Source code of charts
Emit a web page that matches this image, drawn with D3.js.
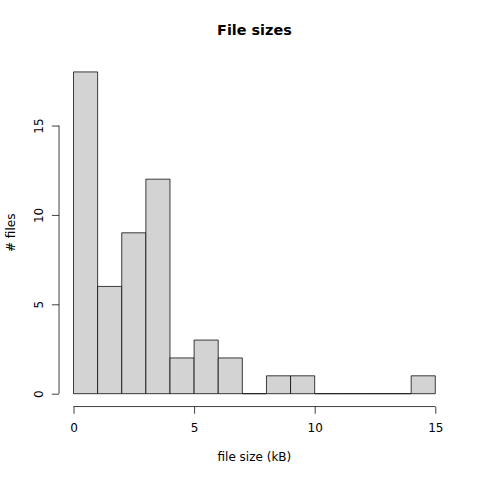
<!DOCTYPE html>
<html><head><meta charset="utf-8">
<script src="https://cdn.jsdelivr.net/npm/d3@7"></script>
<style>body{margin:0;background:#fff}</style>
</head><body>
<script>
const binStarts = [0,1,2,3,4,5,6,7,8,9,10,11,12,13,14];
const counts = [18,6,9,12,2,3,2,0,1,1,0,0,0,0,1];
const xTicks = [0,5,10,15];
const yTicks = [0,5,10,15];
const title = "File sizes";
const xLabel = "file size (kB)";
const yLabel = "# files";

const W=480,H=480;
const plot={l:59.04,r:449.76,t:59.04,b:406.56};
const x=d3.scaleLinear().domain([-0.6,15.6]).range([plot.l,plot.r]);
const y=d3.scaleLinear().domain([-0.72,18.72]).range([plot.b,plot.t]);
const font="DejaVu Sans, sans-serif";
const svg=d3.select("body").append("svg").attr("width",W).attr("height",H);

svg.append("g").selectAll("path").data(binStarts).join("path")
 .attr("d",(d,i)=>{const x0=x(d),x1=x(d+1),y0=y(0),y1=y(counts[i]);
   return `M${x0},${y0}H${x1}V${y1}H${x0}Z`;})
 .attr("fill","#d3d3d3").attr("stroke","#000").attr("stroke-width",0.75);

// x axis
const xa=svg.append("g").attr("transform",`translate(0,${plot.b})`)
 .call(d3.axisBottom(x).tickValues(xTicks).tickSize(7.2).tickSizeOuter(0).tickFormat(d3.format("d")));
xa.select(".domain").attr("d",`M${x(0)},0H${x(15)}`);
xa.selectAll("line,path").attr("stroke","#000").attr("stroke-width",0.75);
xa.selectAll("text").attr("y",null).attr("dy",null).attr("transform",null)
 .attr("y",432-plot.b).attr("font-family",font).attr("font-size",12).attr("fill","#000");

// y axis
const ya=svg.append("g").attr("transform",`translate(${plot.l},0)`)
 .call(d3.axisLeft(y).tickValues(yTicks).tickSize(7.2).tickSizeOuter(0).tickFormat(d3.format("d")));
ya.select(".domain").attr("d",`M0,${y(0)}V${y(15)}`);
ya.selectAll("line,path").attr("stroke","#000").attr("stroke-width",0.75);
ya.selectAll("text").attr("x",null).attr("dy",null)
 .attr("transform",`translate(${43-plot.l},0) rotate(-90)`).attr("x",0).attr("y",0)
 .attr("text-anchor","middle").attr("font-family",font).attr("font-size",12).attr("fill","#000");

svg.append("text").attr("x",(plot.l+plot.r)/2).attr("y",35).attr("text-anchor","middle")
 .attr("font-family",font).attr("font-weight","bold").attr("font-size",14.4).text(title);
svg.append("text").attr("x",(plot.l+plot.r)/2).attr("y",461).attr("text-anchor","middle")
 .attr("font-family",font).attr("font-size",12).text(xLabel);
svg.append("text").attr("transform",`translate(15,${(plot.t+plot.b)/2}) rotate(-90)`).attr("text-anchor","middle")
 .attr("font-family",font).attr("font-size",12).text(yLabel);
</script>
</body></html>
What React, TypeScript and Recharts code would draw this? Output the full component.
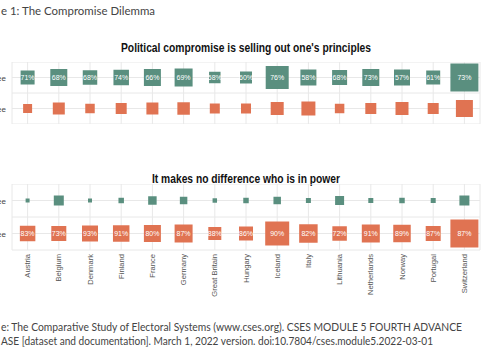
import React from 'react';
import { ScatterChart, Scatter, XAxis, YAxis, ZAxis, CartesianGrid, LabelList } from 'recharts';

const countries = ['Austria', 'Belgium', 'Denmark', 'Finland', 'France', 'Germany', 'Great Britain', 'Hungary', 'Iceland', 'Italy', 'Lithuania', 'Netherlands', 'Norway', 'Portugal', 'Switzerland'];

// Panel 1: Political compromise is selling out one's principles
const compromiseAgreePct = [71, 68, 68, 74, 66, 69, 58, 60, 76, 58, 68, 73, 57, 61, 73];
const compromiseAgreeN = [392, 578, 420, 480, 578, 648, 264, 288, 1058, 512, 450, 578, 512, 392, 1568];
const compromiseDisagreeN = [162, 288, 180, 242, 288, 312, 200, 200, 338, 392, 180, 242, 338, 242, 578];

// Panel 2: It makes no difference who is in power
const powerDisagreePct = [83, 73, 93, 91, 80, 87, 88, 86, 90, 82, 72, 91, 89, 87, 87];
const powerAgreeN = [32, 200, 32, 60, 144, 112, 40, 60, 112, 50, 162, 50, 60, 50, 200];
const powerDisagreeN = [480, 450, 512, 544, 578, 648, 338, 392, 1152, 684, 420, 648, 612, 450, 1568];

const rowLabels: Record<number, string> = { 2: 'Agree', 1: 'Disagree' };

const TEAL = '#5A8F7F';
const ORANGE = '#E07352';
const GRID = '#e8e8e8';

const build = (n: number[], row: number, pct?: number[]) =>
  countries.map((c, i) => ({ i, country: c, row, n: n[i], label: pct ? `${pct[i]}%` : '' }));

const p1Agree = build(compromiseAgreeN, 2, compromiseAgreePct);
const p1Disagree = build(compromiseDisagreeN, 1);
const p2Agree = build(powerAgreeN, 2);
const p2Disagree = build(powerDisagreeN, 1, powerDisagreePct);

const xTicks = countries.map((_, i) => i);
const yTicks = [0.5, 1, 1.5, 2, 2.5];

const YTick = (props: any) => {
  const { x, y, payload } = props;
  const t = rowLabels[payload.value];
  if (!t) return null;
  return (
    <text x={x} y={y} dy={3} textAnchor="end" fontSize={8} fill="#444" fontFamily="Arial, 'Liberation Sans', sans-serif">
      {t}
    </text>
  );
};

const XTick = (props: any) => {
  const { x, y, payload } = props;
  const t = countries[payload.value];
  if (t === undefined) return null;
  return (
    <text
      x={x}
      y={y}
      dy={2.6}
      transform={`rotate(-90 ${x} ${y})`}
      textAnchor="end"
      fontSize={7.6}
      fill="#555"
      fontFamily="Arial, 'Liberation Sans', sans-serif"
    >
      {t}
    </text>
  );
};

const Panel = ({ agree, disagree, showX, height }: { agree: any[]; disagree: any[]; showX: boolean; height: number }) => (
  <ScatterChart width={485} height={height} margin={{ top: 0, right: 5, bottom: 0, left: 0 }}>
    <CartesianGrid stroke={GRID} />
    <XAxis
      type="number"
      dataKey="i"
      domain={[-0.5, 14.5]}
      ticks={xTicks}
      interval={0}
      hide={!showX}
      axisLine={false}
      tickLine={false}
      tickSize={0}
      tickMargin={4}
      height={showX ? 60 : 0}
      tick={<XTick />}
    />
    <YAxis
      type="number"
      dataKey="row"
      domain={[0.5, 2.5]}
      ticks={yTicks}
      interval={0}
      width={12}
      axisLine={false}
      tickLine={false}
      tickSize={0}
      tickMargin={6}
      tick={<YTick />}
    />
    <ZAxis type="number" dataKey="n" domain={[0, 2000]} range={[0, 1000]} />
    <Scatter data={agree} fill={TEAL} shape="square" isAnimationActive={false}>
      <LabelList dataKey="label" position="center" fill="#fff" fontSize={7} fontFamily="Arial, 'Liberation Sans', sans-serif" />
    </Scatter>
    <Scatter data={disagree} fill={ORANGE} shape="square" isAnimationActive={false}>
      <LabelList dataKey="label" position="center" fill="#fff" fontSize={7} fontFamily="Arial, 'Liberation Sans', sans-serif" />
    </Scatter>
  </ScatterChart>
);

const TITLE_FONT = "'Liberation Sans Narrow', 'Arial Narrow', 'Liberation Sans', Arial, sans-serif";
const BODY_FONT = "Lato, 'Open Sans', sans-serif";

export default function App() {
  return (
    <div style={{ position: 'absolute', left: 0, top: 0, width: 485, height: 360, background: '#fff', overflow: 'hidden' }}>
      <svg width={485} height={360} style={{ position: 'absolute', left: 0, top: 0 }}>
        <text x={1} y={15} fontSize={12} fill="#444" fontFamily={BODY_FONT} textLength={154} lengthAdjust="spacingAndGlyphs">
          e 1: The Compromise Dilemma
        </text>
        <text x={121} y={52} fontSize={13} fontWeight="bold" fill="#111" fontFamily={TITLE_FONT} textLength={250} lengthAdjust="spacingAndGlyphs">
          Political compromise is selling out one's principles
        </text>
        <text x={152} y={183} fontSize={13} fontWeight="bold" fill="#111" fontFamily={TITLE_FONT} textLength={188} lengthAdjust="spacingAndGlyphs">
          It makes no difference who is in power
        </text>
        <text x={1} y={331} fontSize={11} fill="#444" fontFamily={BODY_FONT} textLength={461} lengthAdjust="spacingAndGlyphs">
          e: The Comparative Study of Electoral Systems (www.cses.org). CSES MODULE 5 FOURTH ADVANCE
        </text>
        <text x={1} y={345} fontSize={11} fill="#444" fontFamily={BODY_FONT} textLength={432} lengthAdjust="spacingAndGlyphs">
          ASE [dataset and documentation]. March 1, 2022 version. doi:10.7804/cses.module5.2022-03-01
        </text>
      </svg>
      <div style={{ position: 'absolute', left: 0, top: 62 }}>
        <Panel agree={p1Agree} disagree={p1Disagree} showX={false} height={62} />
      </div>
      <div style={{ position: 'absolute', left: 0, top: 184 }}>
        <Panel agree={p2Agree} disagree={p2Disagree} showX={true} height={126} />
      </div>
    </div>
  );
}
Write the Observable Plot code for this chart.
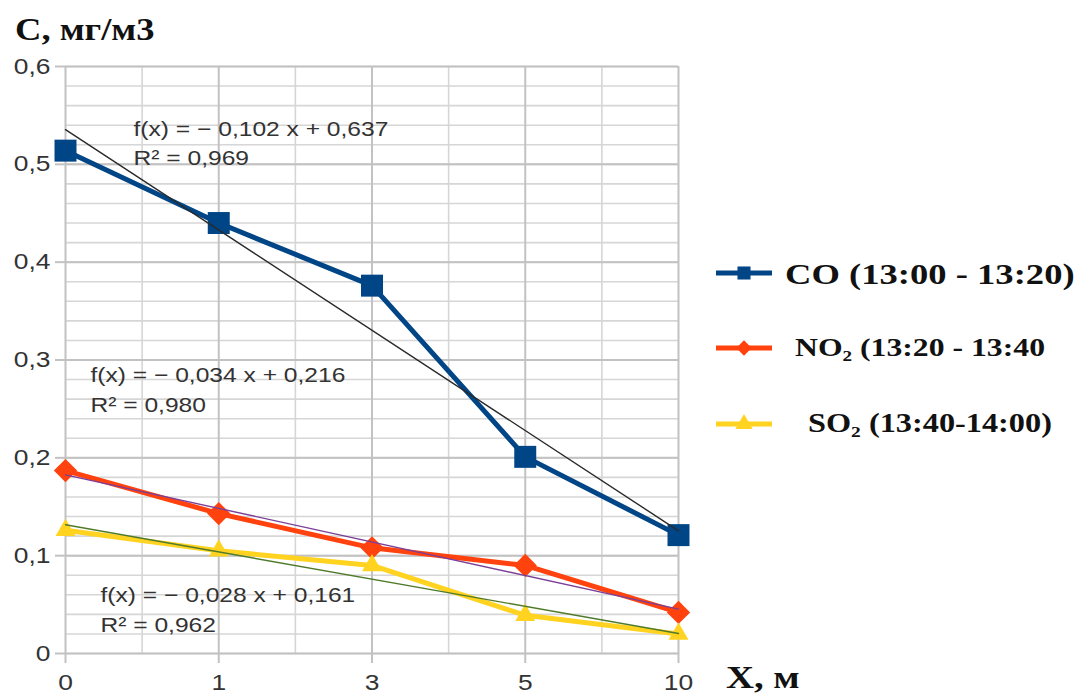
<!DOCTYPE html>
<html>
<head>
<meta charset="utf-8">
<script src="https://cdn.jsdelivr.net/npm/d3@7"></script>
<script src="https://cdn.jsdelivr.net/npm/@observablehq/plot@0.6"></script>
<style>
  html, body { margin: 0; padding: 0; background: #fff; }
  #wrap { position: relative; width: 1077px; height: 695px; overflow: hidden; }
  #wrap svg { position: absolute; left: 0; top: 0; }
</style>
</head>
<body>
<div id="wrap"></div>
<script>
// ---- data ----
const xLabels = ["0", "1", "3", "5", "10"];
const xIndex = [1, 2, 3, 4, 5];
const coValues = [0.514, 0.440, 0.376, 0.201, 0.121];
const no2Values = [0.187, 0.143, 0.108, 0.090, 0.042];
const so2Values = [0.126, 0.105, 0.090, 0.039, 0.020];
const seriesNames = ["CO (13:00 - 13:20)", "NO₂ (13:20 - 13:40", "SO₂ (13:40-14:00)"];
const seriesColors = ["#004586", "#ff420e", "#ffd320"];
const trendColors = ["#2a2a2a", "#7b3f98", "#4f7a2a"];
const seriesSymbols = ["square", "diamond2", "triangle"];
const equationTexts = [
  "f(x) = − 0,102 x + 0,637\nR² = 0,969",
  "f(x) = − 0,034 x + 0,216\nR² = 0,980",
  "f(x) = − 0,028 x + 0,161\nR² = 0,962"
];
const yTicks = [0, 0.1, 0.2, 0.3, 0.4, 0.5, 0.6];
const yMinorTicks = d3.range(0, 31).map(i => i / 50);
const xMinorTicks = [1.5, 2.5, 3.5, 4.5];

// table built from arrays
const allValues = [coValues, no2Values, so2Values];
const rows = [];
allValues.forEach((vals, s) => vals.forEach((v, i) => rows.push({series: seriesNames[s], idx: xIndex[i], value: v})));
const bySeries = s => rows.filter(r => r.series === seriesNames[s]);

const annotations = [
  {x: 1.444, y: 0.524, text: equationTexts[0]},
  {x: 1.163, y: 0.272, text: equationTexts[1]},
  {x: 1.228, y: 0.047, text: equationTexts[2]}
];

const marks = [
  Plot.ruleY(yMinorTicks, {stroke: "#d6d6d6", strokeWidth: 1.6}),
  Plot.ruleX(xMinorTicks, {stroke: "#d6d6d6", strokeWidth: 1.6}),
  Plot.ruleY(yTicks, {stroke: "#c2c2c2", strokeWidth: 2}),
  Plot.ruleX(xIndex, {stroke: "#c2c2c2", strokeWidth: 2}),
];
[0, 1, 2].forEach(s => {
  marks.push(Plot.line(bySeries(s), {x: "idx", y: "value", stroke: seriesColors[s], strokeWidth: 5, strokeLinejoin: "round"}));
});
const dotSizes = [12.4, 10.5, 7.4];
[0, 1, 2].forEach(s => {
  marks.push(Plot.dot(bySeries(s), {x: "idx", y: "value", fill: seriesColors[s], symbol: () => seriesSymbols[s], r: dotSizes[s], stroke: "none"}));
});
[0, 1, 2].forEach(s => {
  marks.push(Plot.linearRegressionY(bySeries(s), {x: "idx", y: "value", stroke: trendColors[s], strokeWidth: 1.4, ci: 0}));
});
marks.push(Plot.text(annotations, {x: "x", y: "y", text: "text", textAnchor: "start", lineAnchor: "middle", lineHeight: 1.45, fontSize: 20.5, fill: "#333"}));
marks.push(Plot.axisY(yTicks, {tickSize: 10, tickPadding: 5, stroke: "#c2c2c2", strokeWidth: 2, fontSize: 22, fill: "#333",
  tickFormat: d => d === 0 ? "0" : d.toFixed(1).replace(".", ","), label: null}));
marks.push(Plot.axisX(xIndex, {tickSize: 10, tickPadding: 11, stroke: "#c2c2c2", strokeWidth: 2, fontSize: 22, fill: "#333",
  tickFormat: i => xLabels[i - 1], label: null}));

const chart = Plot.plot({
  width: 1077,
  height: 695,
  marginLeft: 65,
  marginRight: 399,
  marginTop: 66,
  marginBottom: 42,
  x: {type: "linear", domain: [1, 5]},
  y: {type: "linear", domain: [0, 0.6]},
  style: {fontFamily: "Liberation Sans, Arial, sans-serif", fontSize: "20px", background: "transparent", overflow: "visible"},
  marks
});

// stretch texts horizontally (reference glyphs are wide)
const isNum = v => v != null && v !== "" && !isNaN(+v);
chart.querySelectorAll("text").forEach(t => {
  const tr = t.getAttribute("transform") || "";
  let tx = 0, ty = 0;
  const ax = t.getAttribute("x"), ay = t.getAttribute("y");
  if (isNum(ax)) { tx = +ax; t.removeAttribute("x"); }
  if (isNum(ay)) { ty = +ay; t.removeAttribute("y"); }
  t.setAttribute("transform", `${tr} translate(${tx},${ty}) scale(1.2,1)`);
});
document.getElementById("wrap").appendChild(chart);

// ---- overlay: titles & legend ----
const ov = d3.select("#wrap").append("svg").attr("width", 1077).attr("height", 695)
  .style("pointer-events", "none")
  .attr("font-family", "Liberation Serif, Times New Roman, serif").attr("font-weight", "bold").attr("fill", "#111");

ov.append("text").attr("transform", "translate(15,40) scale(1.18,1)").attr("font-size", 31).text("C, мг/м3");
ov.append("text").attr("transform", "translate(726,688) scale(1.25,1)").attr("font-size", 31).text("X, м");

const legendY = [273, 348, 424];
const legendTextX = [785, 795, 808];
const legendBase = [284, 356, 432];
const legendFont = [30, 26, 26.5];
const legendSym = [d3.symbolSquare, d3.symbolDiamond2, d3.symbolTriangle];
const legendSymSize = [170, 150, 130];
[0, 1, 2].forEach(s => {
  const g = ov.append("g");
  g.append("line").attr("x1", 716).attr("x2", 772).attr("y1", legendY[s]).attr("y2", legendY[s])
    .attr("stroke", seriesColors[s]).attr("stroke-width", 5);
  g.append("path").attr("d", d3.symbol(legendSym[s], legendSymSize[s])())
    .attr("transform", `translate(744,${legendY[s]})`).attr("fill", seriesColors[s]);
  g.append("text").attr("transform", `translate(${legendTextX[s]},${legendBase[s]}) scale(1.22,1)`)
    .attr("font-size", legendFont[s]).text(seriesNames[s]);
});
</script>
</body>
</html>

Request
Begin with the line where "What React, TypeScript" appears and end with the line where "338, 242, 578];" appears. Copy only that stretch, exactly, with no pictures.

Written response
What React, TypeScript and Recharts code would draw this? Output the full component.
import React from 'react';
import { ScatterChart, Scatter, XAxis, YAxis, ZAxis, CartesianGrid, LabelList } from 'recharts';

const countries = ['Austria', 'Belgium', 'Denmark', 'Finland', 'France', 'Germany', 'Great Britain', 'Hungary', 'Iceland', 'Italy', 'Lithuania', 'Netherlands', 'Norway', 'Portugal', 'Switzerland'];

// Panel 1: Political compromise is selling out one's principles
const compromiseAgreePct = [71, 68, 68, 74, 66, 69, 58, 60, 76, 58, 68, 73, 57, 61, 73];
const compromiseAgreeN = [392, 578, 420, 480, 578, 648, 264, 288, 1058, 512, 450, 578, 512, 392, 1568];
const compromiseDisagreeN = [162, 288, 180, 242, 288, 312, 200, 200, 338, 392, 180, 242, 338, 242, 578];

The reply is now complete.